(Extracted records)
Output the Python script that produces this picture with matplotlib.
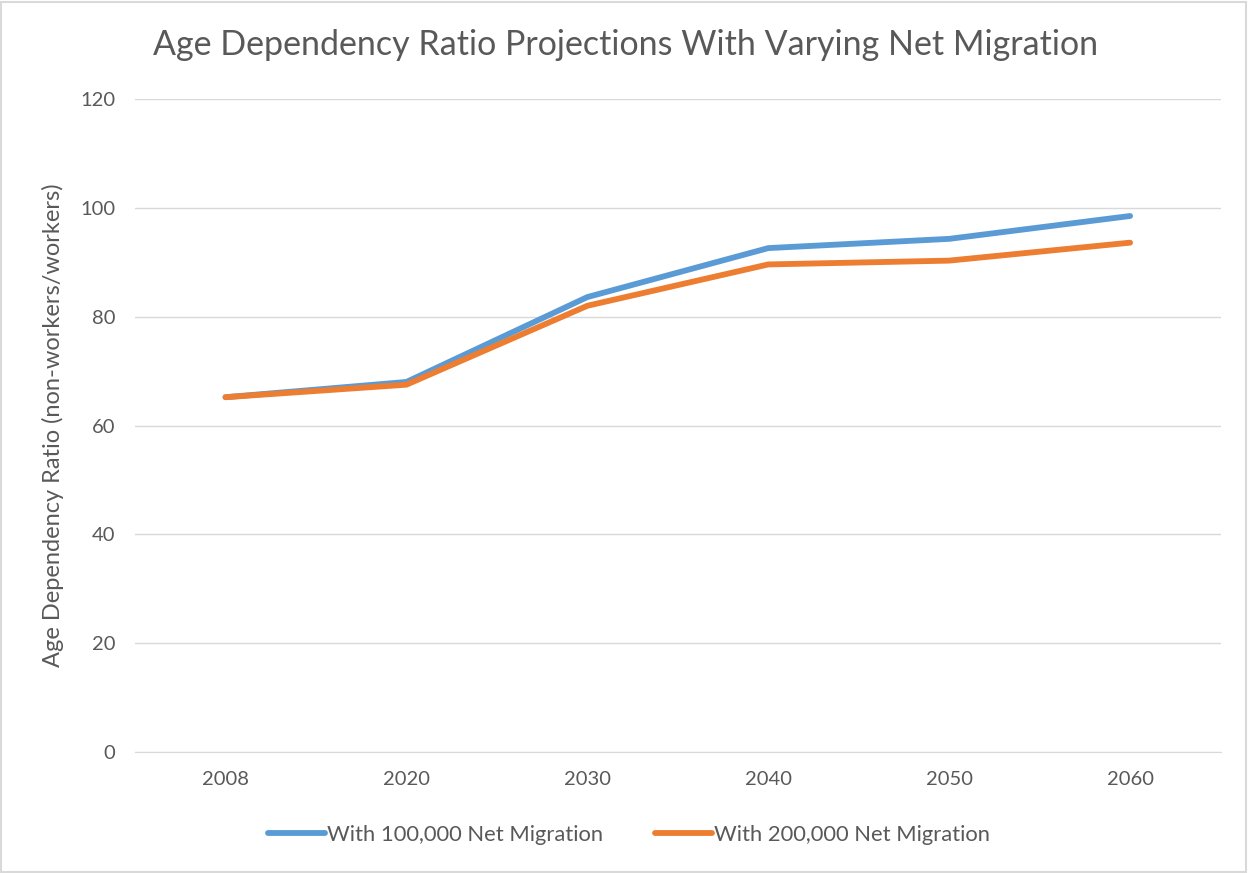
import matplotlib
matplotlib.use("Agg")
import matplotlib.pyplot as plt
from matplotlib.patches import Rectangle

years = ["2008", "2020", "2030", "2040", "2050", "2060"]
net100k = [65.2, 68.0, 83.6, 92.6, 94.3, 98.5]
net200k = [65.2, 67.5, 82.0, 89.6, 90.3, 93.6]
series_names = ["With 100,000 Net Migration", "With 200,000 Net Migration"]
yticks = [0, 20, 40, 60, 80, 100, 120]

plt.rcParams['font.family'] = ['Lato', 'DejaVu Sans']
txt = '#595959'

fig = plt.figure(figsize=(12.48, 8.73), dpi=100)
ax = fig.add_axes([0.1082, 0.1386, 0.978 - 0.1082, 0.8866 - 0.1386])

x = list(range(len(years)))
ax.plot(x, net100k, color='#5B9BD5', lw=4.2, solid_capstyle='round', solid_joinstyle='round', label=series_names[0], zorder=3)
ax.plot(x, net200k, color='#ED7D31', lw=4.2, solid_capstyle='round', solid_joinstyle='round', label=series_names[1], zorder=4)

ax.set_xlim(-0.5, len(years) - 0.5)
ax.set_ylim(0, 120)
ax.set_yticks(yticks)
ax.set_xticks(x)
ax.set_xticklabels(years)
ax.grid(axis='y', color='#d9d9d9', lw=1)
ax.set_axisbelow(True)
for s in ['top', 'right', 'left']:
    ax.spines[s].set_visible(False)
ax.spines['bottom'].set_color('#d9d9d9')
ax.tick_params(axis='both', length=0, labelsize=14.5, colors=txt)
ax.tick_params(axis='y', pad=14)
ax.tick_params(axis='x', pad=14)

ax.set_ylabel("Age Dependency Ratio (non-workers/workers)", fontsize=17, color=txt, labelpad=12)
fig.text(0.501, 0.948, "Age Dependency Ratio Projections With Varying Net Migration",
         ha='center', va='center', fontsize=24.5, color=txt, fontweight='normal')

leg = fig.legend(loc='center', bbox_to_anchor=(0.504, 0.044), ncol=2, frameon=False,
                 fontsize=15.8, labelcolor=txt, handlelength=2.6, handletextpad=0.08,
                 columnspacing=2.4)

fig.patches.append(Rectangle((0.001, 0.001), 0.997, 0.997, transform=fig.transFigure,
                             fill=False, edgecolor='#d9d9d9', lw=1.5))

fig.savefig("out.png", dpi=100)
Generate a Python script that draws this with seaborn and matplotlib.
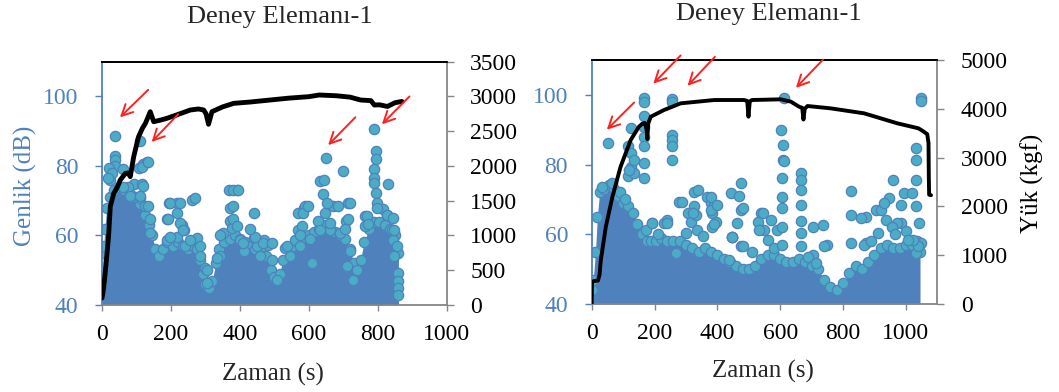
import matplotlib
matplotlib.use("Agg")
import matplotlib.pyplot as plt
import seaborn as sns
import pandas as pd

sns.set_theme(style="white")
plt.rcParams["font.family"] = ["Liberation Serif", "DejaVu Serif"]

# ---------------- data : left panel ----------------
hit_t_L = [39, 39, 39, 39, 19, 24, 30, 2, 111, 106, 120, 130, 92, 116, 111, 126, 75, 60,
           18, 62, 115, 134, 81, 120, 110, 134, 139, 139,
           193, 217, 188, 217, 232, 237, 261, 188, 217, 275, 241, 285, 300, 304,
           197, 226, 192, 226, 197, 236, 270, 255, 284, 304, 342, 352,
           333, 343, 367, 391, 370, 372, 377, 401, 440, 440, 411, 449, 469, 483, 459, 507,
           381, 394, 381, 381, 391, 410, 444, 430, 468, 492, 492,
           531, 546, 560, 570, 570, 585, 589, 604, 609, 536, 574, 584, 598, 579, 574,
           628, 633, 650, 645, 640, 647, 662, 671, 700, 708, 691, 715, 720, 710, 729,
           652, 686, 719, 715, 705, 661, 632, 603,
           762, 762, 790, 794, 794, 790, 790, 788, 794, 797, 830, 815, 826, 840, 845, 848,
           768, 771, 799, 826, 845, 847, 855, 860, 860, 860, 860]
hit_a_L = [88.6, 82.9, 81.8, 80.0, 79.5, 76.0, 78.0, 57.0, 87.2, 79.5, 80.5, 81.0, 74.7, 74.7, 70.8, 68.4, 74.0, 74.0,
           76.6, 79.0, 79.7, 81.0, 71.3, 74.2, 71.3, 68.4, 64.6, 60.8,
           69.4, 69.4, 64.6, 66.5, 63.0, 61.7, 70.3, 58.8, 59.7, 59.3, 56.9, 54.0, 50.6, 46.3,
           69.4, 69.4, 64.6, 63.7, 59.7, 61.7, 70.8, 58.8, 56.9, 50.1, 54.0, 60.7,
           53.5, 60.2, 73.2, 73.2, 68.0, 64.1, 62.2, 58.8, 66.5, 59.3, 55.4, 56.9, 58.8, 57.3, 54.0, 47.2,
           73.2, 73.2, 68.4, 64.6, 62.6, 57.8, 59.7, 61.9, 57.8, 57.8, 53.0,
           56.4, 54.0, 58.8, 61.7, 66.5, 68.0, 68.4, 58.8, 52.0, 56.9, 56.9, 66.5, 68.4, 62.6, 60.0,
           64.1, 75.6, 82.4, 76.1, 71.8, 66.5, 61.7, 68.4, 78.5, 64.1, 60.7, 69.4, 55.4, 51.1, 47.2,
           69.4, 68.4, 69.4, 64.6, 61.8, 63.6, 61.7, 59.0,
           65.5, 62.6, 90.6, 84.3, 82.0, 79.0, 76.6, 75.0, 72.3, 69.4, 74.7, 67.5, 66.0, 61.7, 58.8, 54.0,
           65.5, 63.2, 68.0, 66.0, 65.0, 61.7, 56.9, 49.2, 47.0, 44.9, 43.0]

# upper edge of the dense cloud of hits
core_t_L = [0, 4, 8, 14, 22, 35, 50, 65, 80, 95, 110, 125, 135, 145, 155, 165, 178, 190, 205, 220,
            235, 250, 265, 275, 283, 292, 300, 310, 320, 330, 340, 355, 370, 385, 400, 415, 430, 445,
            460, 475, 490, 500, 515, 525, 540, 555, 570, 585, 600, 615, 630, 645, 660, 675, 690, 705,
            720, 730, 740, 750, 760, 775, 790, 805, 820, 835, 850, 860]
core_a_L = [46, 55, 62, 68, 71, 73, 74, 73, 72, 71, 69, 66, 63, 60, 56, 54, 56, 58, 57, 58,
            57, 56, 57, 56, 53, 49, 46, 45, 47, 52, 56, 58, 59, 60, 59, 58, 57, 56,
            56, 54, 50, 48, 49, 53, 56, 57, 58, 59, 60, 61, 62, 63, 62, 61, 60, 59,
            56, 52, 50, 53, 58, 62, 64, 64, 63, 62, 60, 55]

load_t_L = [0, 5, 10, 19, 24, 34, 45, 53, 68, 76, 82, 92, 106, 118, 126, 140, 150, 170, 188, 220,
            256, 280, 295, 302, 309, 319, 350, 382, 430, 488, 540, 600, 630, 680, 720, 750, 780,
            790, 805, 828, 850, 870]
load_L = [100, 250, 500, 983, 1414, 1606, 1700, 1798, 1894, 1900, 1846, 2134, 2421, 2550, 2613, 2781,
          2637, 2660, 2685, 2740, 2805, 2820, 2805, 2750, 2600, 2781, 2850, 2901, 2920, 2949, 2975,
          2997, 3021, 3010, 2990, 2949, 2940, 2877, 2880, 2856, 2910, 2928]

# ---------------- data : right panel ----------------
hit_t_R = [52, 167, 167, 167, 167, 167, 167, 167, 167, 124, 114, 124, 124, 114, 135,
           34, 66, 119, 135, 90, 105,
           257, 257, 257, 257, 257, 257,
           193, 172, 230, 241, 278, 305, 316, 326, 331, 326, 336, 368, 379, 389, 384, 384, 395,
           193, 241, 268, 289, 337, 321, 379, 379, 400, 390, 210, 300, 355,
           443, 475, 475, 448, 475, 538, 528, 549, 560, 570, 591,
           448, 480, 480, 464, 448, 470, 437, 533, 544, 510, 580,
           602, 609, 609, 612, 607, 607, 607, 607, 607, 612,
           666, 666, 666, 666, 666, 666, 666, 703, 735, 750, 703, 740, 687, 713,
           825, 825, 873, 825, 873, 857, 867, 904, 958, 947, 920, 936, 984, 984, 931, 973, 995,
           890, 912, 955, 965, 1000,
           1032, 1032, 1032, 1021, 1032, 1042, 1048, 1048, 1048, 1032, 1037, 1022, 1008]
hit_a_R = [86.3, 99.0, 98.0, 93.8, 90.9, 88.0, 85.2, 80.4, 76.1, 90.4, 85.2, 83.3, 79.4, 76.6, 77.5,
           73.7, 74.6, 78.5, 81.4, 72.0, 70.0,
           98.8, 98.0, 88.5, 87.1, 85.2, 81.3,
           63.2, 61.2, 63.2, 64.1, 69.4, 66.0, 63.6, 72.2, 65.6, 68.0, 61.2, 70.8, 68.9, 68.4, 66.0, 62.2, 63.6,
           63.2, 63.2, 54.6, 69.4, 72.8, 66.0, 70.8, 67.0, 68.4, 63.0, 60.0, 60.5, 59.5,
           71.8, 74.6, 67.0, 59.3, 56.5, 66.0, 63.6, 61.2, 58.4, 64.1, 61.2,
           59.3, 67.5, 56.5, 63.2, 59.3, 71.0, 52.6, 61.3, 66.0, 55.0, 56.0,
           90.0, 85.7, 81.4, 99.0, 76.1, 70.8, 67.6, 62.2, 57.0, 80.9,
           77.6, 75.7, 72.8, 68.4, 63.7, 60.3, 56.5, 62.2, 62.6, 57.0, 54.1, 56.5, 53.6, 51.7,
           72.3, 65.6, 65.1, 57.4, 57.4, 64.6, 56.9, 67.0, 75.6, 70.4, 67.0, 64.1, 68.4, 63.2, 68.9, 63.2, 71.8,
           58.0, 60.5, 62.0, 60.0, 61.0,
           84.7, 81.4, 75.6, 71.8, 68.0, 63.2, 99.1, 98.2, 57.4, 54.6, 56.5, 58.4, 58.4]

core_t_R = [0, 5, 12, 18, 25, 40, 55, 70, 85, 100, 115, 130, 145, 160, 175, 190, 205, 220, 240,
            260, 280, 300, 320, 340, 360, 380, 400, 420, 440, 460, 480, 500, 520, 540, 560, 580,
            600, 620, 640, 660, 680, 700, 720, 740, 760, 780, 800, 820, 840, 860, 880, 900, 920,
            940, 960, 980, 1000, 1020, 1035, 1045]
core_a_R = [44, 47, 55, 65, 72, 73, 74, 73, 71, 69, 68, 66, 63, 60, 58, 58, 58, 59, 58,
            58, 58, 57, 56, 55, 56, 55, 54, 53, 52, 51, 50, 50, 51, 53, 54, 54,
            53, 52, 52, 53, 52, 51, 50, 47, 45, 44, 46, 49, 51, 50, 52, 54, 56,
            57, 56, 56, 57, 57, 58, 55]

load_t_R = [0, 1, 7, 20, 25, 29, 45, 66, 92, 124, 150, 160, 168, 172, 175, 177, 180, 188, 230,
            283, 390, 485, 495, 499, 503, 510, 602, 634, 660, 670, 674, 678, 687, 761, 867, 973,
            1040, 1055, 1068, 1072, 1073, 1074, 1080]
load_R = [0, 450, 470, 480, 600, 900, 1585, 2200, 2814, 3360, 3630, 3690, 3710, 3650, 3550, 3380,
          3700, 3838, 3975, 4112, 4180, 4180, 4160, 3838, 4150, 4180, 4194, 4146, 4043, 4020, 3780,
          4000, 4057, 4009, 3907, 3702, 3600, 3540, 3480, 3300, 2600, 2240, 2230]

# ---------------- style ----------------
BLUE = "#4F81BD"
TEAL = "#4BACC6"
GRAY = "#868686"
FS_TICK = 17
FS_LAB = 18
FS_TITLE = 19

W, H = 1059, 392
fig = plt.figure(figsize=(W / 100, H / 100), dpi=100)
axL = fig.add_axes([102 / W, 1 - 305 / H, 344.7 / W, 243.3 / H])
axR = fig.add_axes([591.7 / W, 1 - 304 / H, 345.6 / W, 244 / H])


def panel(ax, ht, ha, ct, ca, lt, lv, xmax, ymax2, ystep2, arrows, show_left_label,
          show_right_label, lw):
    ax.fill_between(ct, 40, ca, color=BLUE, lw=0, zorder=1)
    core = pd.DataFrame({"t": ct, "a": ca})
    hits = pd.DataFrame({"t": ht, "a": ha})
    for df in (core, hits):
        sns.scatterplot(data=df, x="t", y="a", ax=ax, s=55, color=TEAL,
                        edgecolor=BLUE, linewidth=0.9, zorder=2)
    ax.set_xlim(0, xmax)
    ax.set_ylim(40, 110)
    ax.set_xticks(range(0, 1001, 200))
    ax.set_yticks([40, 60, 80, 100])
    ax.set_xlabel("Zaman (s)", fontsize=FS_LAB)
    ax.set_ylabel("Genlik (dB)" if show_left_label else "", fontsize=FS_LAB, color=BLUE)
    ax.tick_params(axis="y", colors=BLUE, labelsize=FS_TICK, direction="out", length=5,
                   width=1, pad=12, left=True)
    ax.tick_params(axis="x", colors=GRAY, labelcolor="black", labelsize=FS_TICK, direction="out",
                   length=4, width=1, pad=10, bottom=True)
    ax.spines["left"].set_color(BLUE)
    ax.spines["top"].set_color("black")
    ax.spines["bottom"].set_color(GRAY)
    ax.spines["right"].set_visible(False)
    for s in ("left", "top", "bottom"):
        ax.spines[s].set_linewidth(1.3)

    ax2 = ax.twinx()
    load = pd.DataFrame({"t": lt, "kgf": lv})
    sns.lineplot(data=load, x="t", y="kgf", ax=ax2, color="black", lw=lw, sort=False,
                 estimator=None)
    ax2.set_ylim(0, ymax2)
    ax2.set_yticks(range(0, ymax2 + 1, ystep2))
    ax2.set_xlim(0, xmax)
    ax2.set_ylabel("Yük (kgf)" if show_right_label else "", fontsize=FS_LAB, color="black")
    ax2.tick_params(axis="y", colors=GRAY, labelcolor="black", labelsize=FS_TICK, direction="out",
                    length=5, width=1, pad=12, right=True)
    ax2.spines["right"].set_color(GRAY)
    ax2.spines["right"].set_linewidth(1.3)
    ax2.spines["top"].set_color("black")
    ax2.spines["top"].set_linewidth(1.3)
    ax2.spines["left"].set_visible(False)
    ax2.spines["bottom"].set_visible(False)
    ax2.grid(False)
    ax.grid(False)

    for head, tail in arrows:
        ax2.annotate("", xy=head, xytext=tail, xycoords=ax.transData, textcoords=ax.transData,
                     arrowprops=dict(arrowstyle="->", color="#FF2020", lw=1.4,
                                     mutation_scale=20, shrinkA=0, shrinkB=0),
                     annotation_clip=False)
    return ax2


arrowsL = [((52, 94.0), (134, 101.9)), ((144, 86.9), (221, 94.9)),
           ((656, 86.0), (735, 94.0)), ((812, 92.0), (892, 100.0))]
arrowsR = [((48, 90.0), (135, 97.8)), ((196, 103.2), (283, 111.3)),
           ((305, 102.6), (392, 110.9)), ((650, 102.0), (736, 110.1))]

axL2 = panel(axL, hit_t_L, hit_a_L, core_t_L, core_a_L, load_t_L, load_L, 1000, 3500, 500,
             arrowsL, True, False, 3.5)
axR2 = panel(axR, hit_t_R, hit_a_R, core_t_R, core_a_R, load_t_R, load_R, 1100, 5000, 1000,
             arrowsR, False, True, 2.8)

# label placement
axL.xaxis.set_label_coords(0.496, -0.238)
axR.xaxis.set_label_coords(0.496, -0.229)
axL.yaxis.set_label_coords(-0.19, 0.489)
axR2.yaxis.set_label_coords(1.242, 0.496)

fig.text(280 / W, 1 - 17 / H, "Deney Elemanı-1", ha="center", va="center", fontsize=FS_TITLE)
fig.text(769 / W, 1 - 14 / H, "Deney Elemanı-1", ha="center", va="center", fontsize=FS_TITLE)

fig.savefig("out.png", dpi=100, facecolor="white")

**WRITTEN PROBLEM**
Write out, word for word, the lines from the start of the data through the one holding "from matplotlib.patches import Rectangle". Omit pictures.

**SOLUTION**
Output the Python script that produces this picture with matplotlib.
import matplotlib
matplotlib.use("Agg")
import matplotlib.pyplot as plt
from matplotlib.patches import Rectangle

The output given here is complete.